In addition, learning from data with noisy labels is another challenging task that deep learning models often encounter during training[50, 59, 41, 36]. Recent researches try to overcome such training scenarios by proposing approaches such as label cleaning [75, 28] and loss regularization[81, 67, 20] etc. Zhang et al. [79] explain that deep neural networks can be efficiently trained with any ratio of noisy labels, but may generalize poorly on test samples. The established regularization methods such as weight decay, data augmentation and batch normalization have failed to overcome this overfitting issue [59]. Numerous methods, such as k-Nearest Neighbor, Anomaly Detection, and Outlier Detection have been recently studied for label cleaning that eliminate the false-labeled samples from the noisy training dataset [16, 13, 63]. However, these methods tend to remove the clean samples from the training data and henceforth, deteriorate the overall performance of the model. Loss regularization is another technique to address the noisy label challenge that focus on designing the noise correction loss to effectively optimize the objective function only on the clean samples. Noise transition matrix has been proposed in [44] for loss correction. [33] introduces meta-loss to optimally find parameters which are robust to noise. Bootstrapping loss has been introduced in [6], while [17] proposes an information theory-based loss for loss regularization. Early learning regularization [37], JoCoR [68], Jo-SRC [71] and sparse regularization [83] are some of the most recent regularization approaches to combat noisy label issue. However, these methods require a lot of samples to achieve a satisfactory performance, while this may not be the case in online continual learning scenario.

3 Background

In this work, we focus on the online task-free continual learning problem. In the online case, one does not have the knowledge of a particular task’s start or end times.

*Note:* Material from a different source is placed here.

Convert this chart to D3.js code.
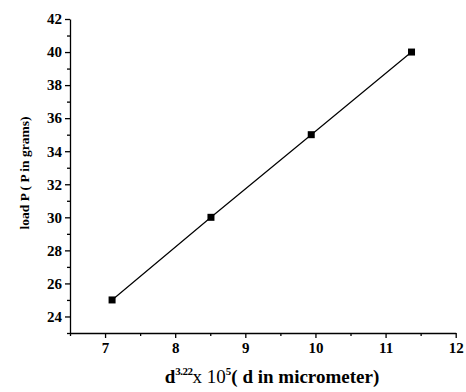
<html>
<head>
    <style>
        body {
            margin: 0;
            background-color: white;
        }
    </style>
    <script src="https://cdn.jsdelivr.net/npm/d3@7"></script>
</head>
<body>
    <svg id="Chart"></svg>
    <script>
    // values
    let xValues = [7.1, 8.51, 9.94, 11.37]
    let loadValues = [25, 30, 35, 40]
    let xTicks = [7, 8, 9, 10, 11, 12]
    let yTicks = [24, 26, 28, 30, 32, 34, 36, 38, 40, 42]
    let xMinorTicks = [6.5, 7.5, 8.5, 9.5, 10.5, 11.5]
    let yMinorTicks = [23, 25, 27, 29, 31, 33, 35, 37, 39, 41]

    let serif = "Liberation Serif, DejaVu Serif, serif"

    function getConfig() {
        let width = 466
        let height = 392
        let margin = { top: 19, bottom: 59, left: 70, right: 10 }
        let bodyHeight = height - margin.top - margin.bottom
        let bodyWidth = width - margin.left - margin.right
        let container = d3.select('#Chart')
            .attr("width", width)
            .attr("height", height)
        return { width, height, margin, bodyHeight, bodyWidth, container }
    }

    function getScales(config) {
        let xScale = d3.scaleLinear()
            .domain([6.5, 12])
            .range([0, 385.7])
        let yScale = d3.scaleLinear()
            .domain([23, 42])
            .range([config.bodyHeight, 0])
        return { xScale, yScale }
    }

    function drawAxes(scales, config) {
        let { xScale, yScale } = scales
        let { container, margin, bodyHeight } = config

        // minor ticks first, without labels
        let xMinor = container.append("g")
            .attr("transform", `translate(${margin.left},${margin.top + bodyHeight})`)
            .call(d3.axisBottom(xScale).tickValues(xMinorTicks).tickSize(3).tickFormat(""))
        xMinor.select(".domain").remove()

        let yMinor = container.append("g")
            .attr("transform", `translate(${margin.left},${margin.top})`)
            .call(d3.axisLeft(yScale).tickValues(yMinorTicks).tickSize(3).tickFormat(""))
        yMinor.select(".domain").remove()

        let axisX = container.append("g")
            .attr("transform", `translate(${margin.left},${margin.top + bodyHeight})`)
            .call(d3.axisBottom(xScale).tickValues(xTicks).tickFormat(d3.format("d"))
                .tickSize(5).tickSizeOuter(0).tickPadding(4))

        let axisY = container.append("g")
            .attr("transform", `translate(${margin.left},${margin.top})`)
            .call(d3.axisLeft(yScale).tickValues(yTicks).tickFormat(d3.format("d"))
                .tickSize(5).tickSizeOuter(0).tickPadding(3))

        container.selectAll("g").attr("font-family", serif)
        container.selectAll(".tick text")
            .attr("fill", "black")
            .attr("font-family", serif)
            .attr("font-weight", "bold")
            .attr("font-size", 15)

        container.selectAll(".domain, .tick line").attr("stroke", "black").attr("stroke-width", 1.3)

        // axis titles
        let xTitle = container.append("text")
            .attr("x", 272)
            .attr("y", 383)
            .attr("text-anchor", "middle")
            .attr("font-family", serif)
            .attr("font-weight", "bold")
            .attr("font-size", 19)
        xTitle.append("tspan").text("d")
        xTitle.append("tspan").text("3.22").attr("dy", -8).attr("font-size", 11).attr("letter-spacing", -0.5)
        xTitle.append("tspan").text("x 10").attr("dy", 8).attr("font-weight", "normal")
        xTitle.append("tspan").text("5").attr("dy", -8).attr("font-size", 11)
        xTitle.append("tspan").text("( d in micrometer)").attr("dy", 8)

        container.append("text")
            .attr("transform", `translate(29,173) rotate(-90)`)
            .attr("text-anchor", "middle")
            .attr("font-family", serif)
            .attr("font-weight", "bold")
            .attr("font-size", 13.5)
            .text("load P ( P in grams)")
    }

    function drawData(scales, config) {
        let { xScale, yScale } = scales
        let { container, margin } = config
        let points = xValues.map((x, i) => ({ x: x, y: loadValues[i] }))
        let body = container.append("g")
            .attr("transform", `translate(${margin.left},${margin.top})`)

        let line = d3.line()
            .x(d => xScale(d.x))
            .y(d => yScale(d.y))
        body.append("path")
            .datum(points)
            .attr("d", line)
            .attr("fill", "none")
            .attr("stroke", "black")
            .attr("stroke-width", 1.2)

        body.selectAll(".pt").data(points)
            .enter().append("rect")
            .attr("class", "pt")
            .attr("x", d => xScale(d.x) - 3.5)
            .attr("y", d => yScale(d.y) - 3.5)
            .attr("width", 7)
            .attr("height", 7)
            .attr("fill", "black")
    }

    let config = getConfig()
    let scales = getScales(config)
    drawAxes(scales, config)
    drawData(scales, config)
    </script>
</body>
</html>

At any time $t$ , the system receives the data stream $(\mathbf{x}_{t},y_{t})$ drawn from a current distribution $d_{k}$ . Here, $k$ indicates the task number. The distribution $d_{k}$ can experience a sudden or gradual change in $d_{k+1}$ . Since the system is unaware of the occurrence of the distribution shift, it becomes challenging to prevent the catastrophic forgetting phenomenon in the online continual learning settings. Our aim is to continually learn and update a DNN model $\mathbf{f}(.;\Theta)$ such that it minimizes error on the already seen and upcoming data streams. The continuous process of accumulating and updating knowledge needs careful design of the optimization function. Given a DNN model $\mathbf{f}(.;\Theta)$ with parameters $\Theta$ , the objective function we set to minimize is

\min_{\Theta}\mathcal{L}(\mathbf{f}(X_{\mathcal{D}};\Theta),Y_{\mathcal{D}})+\mathcal{L}(\mathbf{f}(X_{\mathcal{B}};\Theta),Y_{\mathcal{B}}).

(1)

Here, $\mathcal{L}$ is a suitable loss function. Moreover, $\{X_{\mathcal{D}},Y_{\mathcal{D}}\}$ and $\{X_{\mathcal{B}},Y_{\mathcal{B}}\}$ are the data stream sets in the current buffer $\mathcal{D}$ and a replay buffer $\mathcal{B}$ . The replay buffer $\mathcal{B}$ contains a small number of selected samples from already seen data streams. Now, consider the data stream $(\mathbf{x}_{t},y_{t})$ to contain label noise, where $y_{t}$ may have been mislabelled. Therefore, both $\mathcal{D}$ and $\mathcal{B}$ may contain label noise that have adverse effect on the generalization performance of the model. It has been shown in [27] that the presence of noisy label deteriorates the performance of continual learning, mirroring the effect of retrograde amnesia [60]. The effect of catastrophic forgetting [39, 49] is much worse under the effect of noisy labels. The reason for this is assumed to be the corrupted buffer/memory that hinders the subsequent learning. Previous study [27] shows that having a clean buffer helps in improving the performance significantly.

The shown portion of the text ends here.